En realidad, Rafael estaba prometido oficialmente con Maria, la jovencísima sobrina del poderoso cardenal Bernardo Dovizi da Bibbiena. Se trataba, sin embargo, de una relación de conveniencia y el pintor intentó durante mucho tiempo posponer la boda, a pesar de la insistencia cada vez mayor del cardenal. Al final, el matrimonio no se celebró a causa de la temprana muerte de la muchacha.
El «divino Rafael»
Mientras tanto, en 1513 murió Julio II, siendo sucedido por León X. Éste no sólo confirmó el encargo de las estancias a Rafael, sino que también le confió la dirección de las obras de la nueva basílica de San Pedro e incluso le encargó supervisar los hallazgos de esculturas e inscripciones antiguas que tenían lugar por aquel entonces. En la Ciudad Eterna, Rafael se rodeó de prestigiosos amigos y conocidos, como el banquero Agostino Chigi, que le confió algunas obras en su villa; el literato Baltasar de Castiglione, con el cual escribió una carta a cuatro manos dirigida al pontífice sobre los mármoles antiguos, y el cardenal Julio de Médicis, quien le encargó el proyecto de la villa Madama.

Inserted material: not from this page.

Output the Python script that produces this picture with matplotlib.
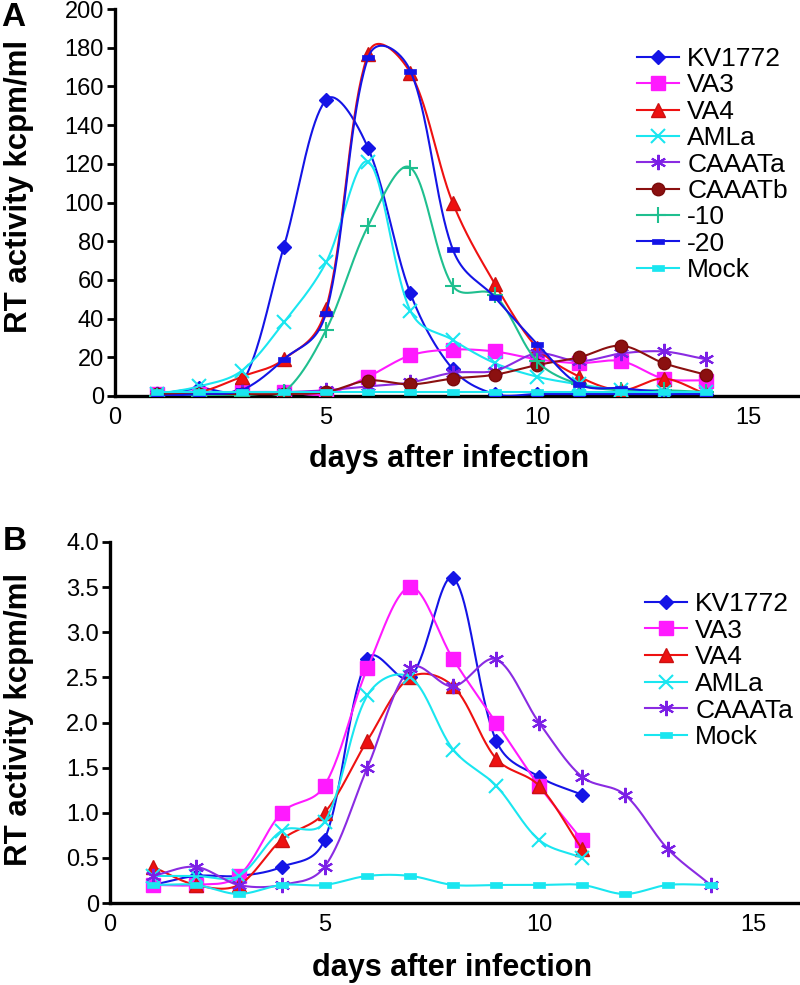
import numpy as np
import matplotlib
matplotlib.use("Agg")
import matplotlib.pyplot as plt
from matplotlib.path import Path
from matplotlib.lines import Line2D

plt.rcParams['font.family'] = ['Liberation Sans', 'DejaVu Sans']

# ---------------- data ----------------
days_A = [1, 2, 3, 4, 5, 6, 7, 8, 9, 10, 11, 12, 13, 14]
KV1772_A = [1, 4, 6, 77, 153, 128, 53, 14, 1, 1, 1, 1, 1, 1]
VA3_A = [1, 1, 2, 2, 1, 10, 21, 24, 23, 19, 17, 18, 9, 8]
VA4_A = [1, 2, 10, 19, 45, 177, 167, 100, 58, 25, 10, 3, 9, 1]
AMLa_A = [1, 5, 13, 38, 69, 121, 44, 29, 17, 10, 6, 3, 2, 2]
CAAATa_A = [1, 1, 2, 2, 3, 5, 7, 12, 13, 22, 18, 22, 23, 19]
CAAATb_A = [1, 1, 1, 1, 2, 8, 6, 9, 11, 16, 20, 26, 17, 11]
m10_A = [0, 0, 0, 2, 34, 88, 118, 57, 52, 18, 6, 3, 3, 2]
m20_A = [0, 1, 3, 19, 43, 175, 168, 76, 51, 27, 6, 4, 2, 1]
Mock_A = [2, 2, 2, 2, 2, 2, 2, 2, 2, 2, 2, 2, 2, 2]

days_B_short = [1, 2, 3, 4, 5, 6, 7, 8, 9, 10, 11]
days_B_long = [1, 2, 3, 4, 5, 6, 7, 8, 9, 10, 11, 12, 13, 14]
KV1772_B = [0.2, 0.3, 0.3, 0.4, 0.7, 2.7, 2.5, 3.6, 1.8, 1.4, 1.2]
VA3_B = [0.2, 0.2, 0.3, 1.0, 1.3, 2.6, 3.5, 2.7, 2.0, 1.3, 0.7]
VA4_B = [0.4, 0.2, 0.2, 0.7, 1.0, 1.8, 2.5, 2.4, 1.6, 1.3, 0.6]
AMLa_B = [0.3, 0.3, 0.3, 0.8, 0.9, 2.3, 2.5, 1.7, 1.3, 0.7, 0.5]
CAAATa_B = [0.3, 0.4, 0.2, 0.2, 0.4, 1.5, 2.6, 2.4, 2.7, 2.0, 1.4, 1.2, 0.6, 0.2]
Mock_B = [0.2, 0.2, 0.1, 0.2, 0.2, 0.3, 0.3, 0.2, 0.2, 0.2, 0.2, 0.1, 0.2, 0.2]

yticks_A = [0, 20, 40, 60, 80, 100, 120, 140, 160, 180, 200]
yticks_B = [0, 0.5, 1.0, 1.5, 2.0, 2.5, 3.0, 3.5, 4.0]
yticklabels_B = ['0', '0.5', '1.0', '1.5', '2.0', '2.5', '3.0', '3.5', '4.0']
xticks = [0, 5, 10, 15]

# ---------------- helpers ----------------
def smooth(x, y, kx, ky, n=40):
    """Smoothed line through the points (Bezier, centripetal-weighted tangents,
    computed in screen space with kx, ky pixels per data unit)."""
    P = np.column_stack([np.asarray(x, float) * kx, np.asarray(y, float) * ky])
    m = len(P)
    d = np.sqrt(np.linalg.norm(np.diff(P, axis=0), axis=1)) + 1e-9
    out = []
    t = np.linspace(0, 1, n)[:, None]
    for i in range(m - 1):
        p1, p2 = P[i], P[i + 1]
        if i > 0:
            w = d[i] / (d[i - 1] + d[i])
            c1 = p1 + (p2 - P[i - 1]) * w / 3.0
        else:
            c1 = p1 + (p2 - p1) / 3.0
        if i + 2 < m:
            w = d[i] / (d[i] + d[i + 1])
            c2 = p2 - (P[i + 2] - p1) * w / 3.0
        else:
            c2 = p2 - (p2 - p1) / 3.0
        seg = ((1 - t) ** 3) * p1 + 3 * ((1 - t) ** 2) * t * c1 + 3 * (1 - t) * t ** 2 * c2 + t ** 3 * p2
        out.append(seg if i == 0 else seg[1:])
    S = np.vstack(out)
    return S[:, 0] / kx, S[:, 1] / ky

dash_marker = Path([(-1, -0.45), (1, -0.45), (1, 0.45), (-1, 0.45), (-1, -0.45)],
                   [Path.MOVETO, Path.LINETO, Path.LINETO, Path.LINETO, Path.CLOSEPOLY])

styles = {
    'KV1772': dict(color='#1414e6', marker='D', ms=7, mec='#1414e6', mfc='#1414e6', mew=1),
    'VA3': dict(color='#ff1aff', marker='s', ms=10, mec='#ff1aff', mfc='#ff1aff', mew=1),
    'VA4': dict(color='#ee1111', marker='^', ms=10, mec='#cc1111', mfc='#ee1111', mew=1),
    'AMLa': dict(color='#1ae6f0', marker='x', ms=10, mec='#1ae6f0', mfc='none', mew=1.5),
    'CAAATa': dict(color='#8a2be2', marker=(6, 2, 0), ms=11, mec='#7b1fe6', mfc='none', mew=1.5),
    'CAAATb': dict(color='#8b1010', marker='o', ms=9, mec='#7a0a0a', mfc='#8b1010', mew=1),
    '-10': dict(color='#1fbf8f', marker='+', ms=11, mec='#1fbf8f', mfc='none', mew=1.5),
    '-20': dict(color='#1414e6', marker=dash_marker, ms=8, mec='#1414e6', mfc='#1414e6', mew=0.5),
    'Mock': dict(color='#1ae6f0', marker=dash_marker, ms=9, mec='#1ae6f0', mfc='#1ae6f0', mew=0.5),
}

def draw(ax, name, x, y, z, kx, ky):
    st = styles[name]
    sx, sy = smooth(x, y, kx, ky)
    ax.plot(sx, sy, color=st['color'], lw=1.5, zorder=z, solid_capstyle='round')
    ax.plot(x, y, ls='none', marker=st['marker'], ms=st['ms'], mec=st['mec'],
            mfc=st['mfc'], mew=st['mew'], zorder=z + 0.5)
    return Line2D([], [], color=st['color'], lw=1.5, marker=st['marker'], ms=st['ms'],
                  mec=st['mec'], mfc=st['mfc'], mew=st['mew'], label=name)

def style_axes(ax):
    for s in ['top', 'right']:
        ax.spines[s].set_visible(False)
    for s in ['left', 'bottom']:
        ax.spines[s].set_linewidth(2.4)
        ax.spines[s].set_color('black')
    ax.tick_params(axis='y', direction='out', length=6, width=2, labelsize=17, pad=2)
    ax.tick_params(axis='x', direction='out', length=0, width=2, labelsize=17, pad=8)
    ax.set_xticks(xticks)
    ax.set_xticklabels([str(v) for v in xticks])

# ---------------- figure ----------------
fig = plt.figure(figsize=(8.0, 9.85), dpi=100)

# Panel A
kxA, kyA = 42.2, 387 / 200
axA = fig.add_axes([115 / 800, 1 - 396 / 985, 685 / 800, 387 / 985])
handles = []
seriesA = [('KV1772', KV1772_A), ('VA3', VA3_A), ('VA4', VA4_A), ('AMLa', AMLa_A),
           ('CAAATa', CAAATa_A), ('CAAATb', CAAATb_A), ('-10', m10_A), ('-20', m20_A),
           ('Mock', Mock_A)]
for k, (name, vals) in enumerate(seriesA):
    handles.append(draw(axA, name, days_A, vals, 3 + k, kxA, kyA))
axA.set_xlim(0, 685 / kxA)
axA.set_ylim(0, 200)
axA.set_yticks(yticks_A)
axA.set_yticklabels([str(v) for v in yticks_A])
style_axes(axA)
axA.legend(handles=handles, loc='upper left', bbox_to_anchor=(637 / 800, 1 - 47 / 985),
           bbox_transform=fig.transFigure,
           frameon=False, fontsize=19, handlelength=1.6, handletextpad=0.3,
           labelspacing=0.09, borderaxespad=0, borderpad=0)

# Panel B
kxB, kyB = 42.9, 361 / 4.0
axB = fig.add_axes([110 / 800, 1 - 903 / 985, 690 / 800, 361 / 985])
handlesB = []
seriesB = [('KV1772', days_B_short, KV1772_B), ('VA3', days_B_short, VA3_B),
           ('VA4', days_B_short, VA4_B), ('AMLa', days_B_short, AMLa_B),
           ('CAAATa', days_B_long, CAAATa_B), ('Mock', days_B_long, Mock_B)]
for k, (name, x, vals) in enumerate(seriesB):
    handlesB.append(draw(axB, name, x, vals, 3 + k, kxB, kyB))
axB.set_xlim(0, 690 / kxB)
axB.set_ylim(0, 4.0)
axB.set_yticks(yticks_B)
axB.set_yticklabels(yticklabels_B)
style_axes(axB)
axB.legend(handles=handlesB, loc='upper left', bbox_to_anchor=(645 / 800, 1 - 592 / 985),
           bbox_transform=fig.transFigure,
           frameon=False, fontsize=19, handlelength=1.6, handletextpad=0.3,
           labelspacing=0.1, borderaxespad=0, borderpad=0)

# labels
fig.text(449 / 800, 1 - 459 / 985, 'days after infection', ha='center', va='center',
         fontsize=22, fontweight='bold')
fig.text(452 / 800, 1 - 968 / 985, 'days after infection', ha='center', va='center',
         fontsize=22, fontweight='bold')
fig.text(19 / 800, 1 - 186 / 985, 'RT activity kcpm/ml', ha='center', va='center',
         rotation=90, fontsize=22.5, fontweight='bold')
fig.text(19 / 800, 1 - 719 / 985, 'RT activity kcpm/ml', ha='center', va='center',
         rotation=90, fontsize=22.5, fontweight='bold')
fig.text(13 / 800, 1 - 18 / 985, 'A', ha='center', va='center', fontsize=24, fontweight='bold')
fig.text(15 / 800, 1 - 541 / 985, 'B', ha='center', va='center', fontsize=24, fontweight='bold')

fig.savefig('out.png', dpi=100)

Signo de su triunfo como artista, en 1517 Rafael compró el palacio Caprini en Roma. Sin embargo, el pintor falleció apenas tres años después: el 6 de abril de 1520, un viernes santo. Vasari atribuyó su muerte a sus «excesos amorosos», aludiendo quizás a alguna enfermedad venérea. En realidad, sólo sabemos que padeció una fuerte fiebre y murió tras algunos días de agonía. El intelectual y coleccionista de arte Marcantonio Michiel, presente en aquellos momentos, describió en una carta la desesperación de todos, incluido el papa. Habló también de algunos extraños fenómenos que tuvieron lugar aquel día, como la aparición de una grieta en el palacio Vaticano o el oscurecimiento del cielo. Sucesos que, unidos a la fecha de la muerte, que supuestamente coincidía con la de Cristo, favorecieron la idea de un «divino» Rafael que se había ido extendiendo entre sus contemporáneos gracias a la belleza de sus obras. Un ejemplo de la excepcionalidad que la figura de Rafael había alcanzado es el epitafio que le dedicó el literato Pietro Bembo: «Mientras él vivió, la naturaleza tuvo miedo de ser vencida, y, cuando murió, tuvo miedo de morir con él».